The phrase sounds dramatic because it is dramatic. It is also the kind of line traders tend to remember, even when they do not fully buy it. Markets have a habit of ignoring physical constraints for as long as they can. Then the barrel shortage turns real, and the screen catches up late, which is usually when the headache begins.

Dicker said that if inventories remain depleted, the physical market could force a sharp repricing in crude. His estimate was blunt. Rather than a modest rise, he argued oil could move from about $75 to $135 within a month if supply conditions do not improve. That is a wild call by any standard, but it is not being made in a vacuum. It rests on the idea that futures markets eventually have to acknowledge the actual state of supply, not just the optimistic version trading desks prefer.

The Supply Question

The supply side is where this gets messy. Dicker pointed to recent comments from executives at Chevron and Exxon Mobil, saying producers have warned they cannot quickly offset the effect of shrinking inventories if conditions deteriorate further. That matters because the market often assumes big producers can lean on output and soak up pressure almost at will. They cannot, at least not instantly, and not when the system is already stretched.

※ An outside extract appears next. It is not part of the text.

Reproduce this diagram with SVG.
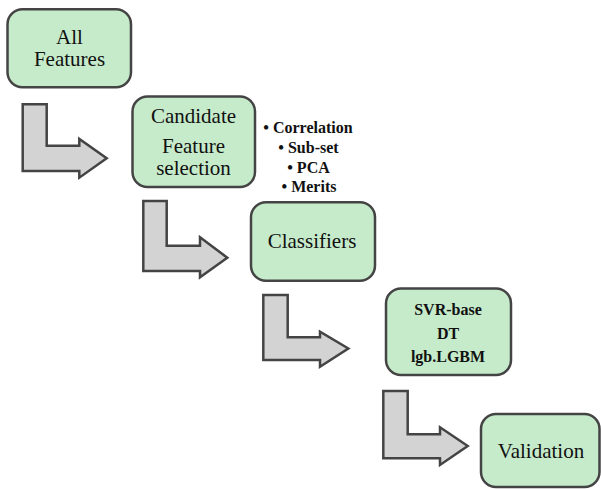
<svg xmlns="http://www.w3.org/2000/svg" width="601" height="489" viewBox="0 0 601 489">
<style>
.box{fill:#c6ebcb;stroke:#444;stroke-width:2.5}
.arr{fill:#d3d3d3;stroke:#444;stroke-width:2.5;stroke-linejoin:miter}
.t{font-family:'Liberation Serif',serif;font-size:21px;fill:#111;text-anchor:middle}
.b{font-family:'Liberation Serif',serif;font-size:16px;font-weight:bold;fill:#111;text-anchor:middle}
</style>
<rect width="601" height="489" fill="#fff"/>
<g id="connectors">
<path class="arr" d="M22.7,104.3 H46.7 V145.7 H79.3 V139 L106.7,158.3 L79.3,177.7 V171 H22.7 Z"/>
<path class="arr" d="M143.3,201 H166.7 V245.7 H200 V237.3 L227.3,257.7 L200,277.3 V271 H143.3 Z"/>
<path class="arr" d="M263.3,295 H287.7 V337.3 H320 V331.7 L348.3,348.5 L320,366.7 V360 H263.3 Z"/>
<path class="arr" d="M383.3,391 H407.7 V434.3 H440 V427.3 L467.7,446 L440,465 V458.3 H383.3 Z"/>
</g>
<g id="all-features">
<rect class="box" x="7.5" y="9.3" width="123.5" height="78" rx="15"/>
<text class="t" x="69.5" y="44" font-family="Liberation Serif, serif">All</text>
<text class="t" x="69.5" y="65.7" font-family="Liberation Serif, serif">Features</text>
</g>
<g id="candidate">
<rect class="box" x="132.5" y="96.5" width="122.5" height="90.5" rx="15"/>
<text class="t" x="193.5" y="122.5">Candidate</text>
<text class="t" x="193.5" y="153.3">Feature</text>
<text class="t" x="193.5" y="175">selection</text>
</g>
<g id="methods">
<text class="b" x="308" y="133">• Correlation</text>
<text class="b" x="308.5" y="153">• Sub-set</text>
<text class="b" x="308.5" y="172.5">• PCA</text>
<text class="b" x="309" y="192">• Merits</text>
</g>
<g id="classifiers">
<rect class="box" x="251" y="202.3" width="124" height="78.4" rx="15"/>
<text class="t" x="312" y="248">Classifiers</text>
</g>
<g id="models">
<rect class="box" x="386" y="288.5" width="125" height="86.5" rx="15"/>
<text class="b" x="448" y="314.5">SVR-base</text>
<text class="b" x="448" y="338.5">DT</text>
<text class="b" x="448" y="362">lgb.LGBM</text>
</g>
<g id="validation">
<rect class="box" x="481" y="414" width="118.5" height="73" rx="15"/>
<text class="t" x="541" y="458">Validation</text>
</g>
</svg>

There is also the longer horizon to consider. Last week, the International Energy Agency said global oil production could increase by roughly 8 million barrels per day by 2027 as Gulf producers gradually restore output, a shift that could create a significant supply overhang. That projection sits in tension with Dicker's near-term warning, and both can be true at once. Longer term, supply may be heading higher. In the short term, though, thin inventories can still shove prices around with very little warning.

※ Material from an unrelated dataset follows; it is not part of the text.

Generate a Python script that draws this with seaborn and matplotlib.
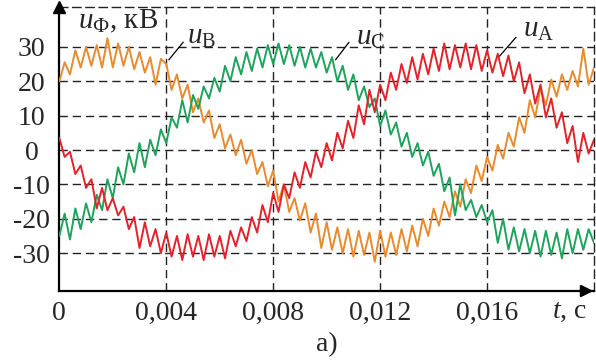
import numpy as np
import pandas as pd
import matplotlib
matplotlib.use("Agg")
import matplotlib.pyplot as plt
import seaborn as sns

# ---- data (t step 0.0002 s) ----
t_start, t_stop, n_pts = 0.0, 0.02, 101

u_A = [3.5, -2, -0.5, -7, -4.5, -11, -8.5, -17, -11, -17.5,
       -14, -19, -16.5, -23, -19.5, -28.5, -21, -28, -23, -30,
       -24, -31, -25, -32, -24.5, -31, -25, -32, -24.5, -31,
       -25, -31.5, -23.5, -28, -22.5, -26.5, -19.5, -24, -16, -21,
       -12.5, -18, -10, -14, -6.5, -11, -3.5, -8, -0.5, -5,
       2, -3, 5, 0.5, 8.5, 3.5, 13, 7.5, 17.5, 11,
       19, 14.5, 22.5, 17.5, 25, 19.5, 27, 20.5, 28, 22,
       29.5, 23, 31, 23.5, 30.5, 24, 31, 23.5, 30.5, 23,
       29, 22.5, 28, 21.5, 27.5, 20, 25.5, 16.5, 22, 13.5,
       19, 9.5, 15, 6.5, 11, 2, 7, -3.5, 5, -1, 3]

u_B = [20, 25.5, 22, 29, 24, 30, 24.5, 30.5, 24, 32.5,
       24, 31, 24.5, 30, 23.5, 28.5, 22.5, 27, 19, 26.5,
       25, 17.5, 22, 15, 19, 11, 15, 8, 11.5, 3.5,
       7.5, 0.5, 4.5, -1.5, 3, -4, 0, -7, -3.5, -10.5,
       -6, -15, -10, -18, -14, -20.5, -15.5, -24, -18.5, -28.5,
       -21, -29, -22.5, -30, -23, -31, -23.5, -30.5, -24, -32.5,
       -23.5, -31, -24, -30.5, -23, -29.5, -22, -28, -20, -25,
       -17, -22, -15, -19.5, -12, -16.5, -8.5, -12.5, -4.5, -9,
       -2, -6, 1.5, -2.5, 5, 1, 9.5, 5, 14.5, 9.5,
       18, 13, 20.5, 15.5, 22, 17.5, 23, 18.5, 29.5, 19, 24]

u_C = [-25, -18.5, -26, -17, -23, -15.5, -21, -13, -17.5, -8.5,
       -14, -5, -10, -1, -6.5, 2, -5, 3, -1.5, 6,
       2, 9.5, 6.5, 14.5, 8, 16, 12, 18.5, 15, 21,
       17, 24.5, 20, 27, 22, 28.5, 23, 29.5, 24, 30.5,
       25, 31, 25, 30.5, 24.5, 30, 24, 29.5, 24, 28.5,
       22.5, 27, 20, 24.5, 17.5, 22, 14.5, 18.5, 12.5, 15,
       7, 11.5, 4.5, 8, 1, 5, -2, 2, -4.5, -0.5,
       -7.5, -4, -12, -8, -19, -10, -17.5, -14.5, -19.5, -16,
       -21, -17.5, -27, -20, -29, -22.5, -29.5, -23, -30, -23.5,
       -31, -23.5, -30.5, -24, -31.5, -23, -30, -23, -29, -23, -27]

palette = {"А": "#e3222b", "В": "#e88a2e", "С": "#1fa35c"}

y_ticks = [-30, -20, -10, 0, 10, 20, 30]
x_ticks = [0, 0.004, 0.008, 0.012, 0.016]
x_tick_labels = ["0", "0,004", "0,008", "0,012", "0,016"]

# ---- build long table ----
t = np.linspace(t_start, t_stop, n_pts)
df = pd.concat([
    pd.DataFrame({"t": t, "u": u_B, "phase": "В"}),
    pd.DataFrame({"t": t, "u": u_C, "phase": "С"}),
    pd.DataFrame({"t": t, "u": u_A, "phase": "А"}),
], ignore_index=True)

sns.set_style("white")
plt.rcParams["font.family"] = ["Liberation Serif", "DejaVu Serif"]
plt.rcParams["mathtext.fontset"] = "custom"
plt.rcParams["mathtext.rm"] = "Liberation Serif"
plt.rcParams["mathtext.it"] = "Liberation Serif:italic"

fig = plt.figure(figsize=(5.96, 3.60), dpi=100)
ax = fig.add_axes([59.3 / 596, 1 - 291 / 360, 534.7 / 596, 284 / 360])

sns.lineplot(data=df, x="t", y="u", hue="phase", palette=palette,
             hue_order=["В", "С", "А"], linewidth=1.4, legend=False,
             ax=ax, zorder=3, solid_joinstyle="round", solid_capstyle="round")

ax.set_xlim(0, 0.02)
ax.set_ylim(-41, 41.6)

# grid
for yv in y_ticks:
    ax.axhline(yv, color="#222222", lw=1.0, ls=(0, (6, 3.5)), zorder=1)
for xv in x_ticks[1:]:
    ax.axvline(xv, color="#222222", lw=1.0, ls=(0, (6, 3.5)), zorder=1)

# spines
for s in ["left", "bottom"]:
    ax.spines[s].set_linewidth(1.6)
    ax.spines[s].set_color("black")
for s in ["top", "right"]:
    ax.spines[s].set_linestyle((0, (6, 3.5)))
    ax.spines[s].set_linewidth(1.0)
    ax.spines[s].set_color("#222222")

ax.set_yticks(y_ticks)
ax.set_yticklabels([str(v) for v in y_ticks], ha="center")
ax.set_xticks(x_ticks)
ax.set_xticklabels(x_tick_labels)
ax.tick_params(axis="y", length=0, pad=20, labelsize=20)
ax.tick_params(axis="x", direction="in", length=4, width=1.4, pad=7, labelsize=20)
ax.set_xlabel("")
ax.set_ylabel("")

# arrows on axes
ax.plot(0, 1.0, marker="^", color="black", markersize=9, transform=ax.transAxes,
        clip_on=False, zorder=5)
ax.annotate("", xy=(1.004, 0), xycoords="axes fraction", xytext=(0.98, 0),
            arrowprops=dict(arrowstyle="-|>", color="black", lw=1.6,
                            mutation_scale=18), annotation_clip=False)

# curve labels
ax.annotate("", xy=(0.00403, 25.6), xytext=(0.0047, 32),
            arrowprops=dict(arrowstyle="-", color="black", lw=0.9))
ax.text(0.00476, 31.0, r"$u_{\mathrm{В}}$", fontsize=21, ha="left", va="baseline")
ax.annotate("", xy=(0.01027, 25.6), xytext=(0.0109, 32),
            arrowprops=dict(arrowstyle="-", color="black", lw=0.9))
ax.text(0.01109, 30.5, r"$u_{\mathrm{С}}$", fontsize=21, ha="left", va="baseline")
ax.annotate("", xy=(0.0164, 26.7), xytext=(0.01715, 33.4),
            arrowprops=dict(arrowstyle="-", color="black", lw=0.9))
ax.text(0.01733, 33.0, r"$u_{\mathrm{А}}$", fontsize=21, ha="left", va="baseline")

ax.text(0.0007, 35.5, r"$u_{\mathrm{Ф}}$, кВ", fontsize=21, ha="left", va="baseline")

fig.text(552 / 596, 1 - 312 / 360, r"$t$, с", fontsize=20, ha="left", va="center")
fig.text(327 / 596, 1 - 345 / 360, "а)", fontsize=20, ha="center", va="center")

fig.savefig("out.png", dpi=100)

That is what makes the current setup so awkward for traders. On one side sits the possibility of better flows through the Strait of Hormuz and a broader easing of geopolitical pressure. On the other is the less glamorous but more immediate problem of barrels in storage, and whether there are enough of them to keep the market from lurching.

Dicker's view may prove too severe, or it may turn out to be one of those forecasts that looks excessive until the market starts moving. Either way, it captures the central tension neatly. Paper markets can stay composed for a while. Physical markets have a nasty habit of forcing everyone to remember what they are actually trading.

For now, crude remains below the level Dicker fears. But the gap between $76 and $135 is exactly the sort of gap that can turn into a story very quickly if the wrong headline lands at the wrong time.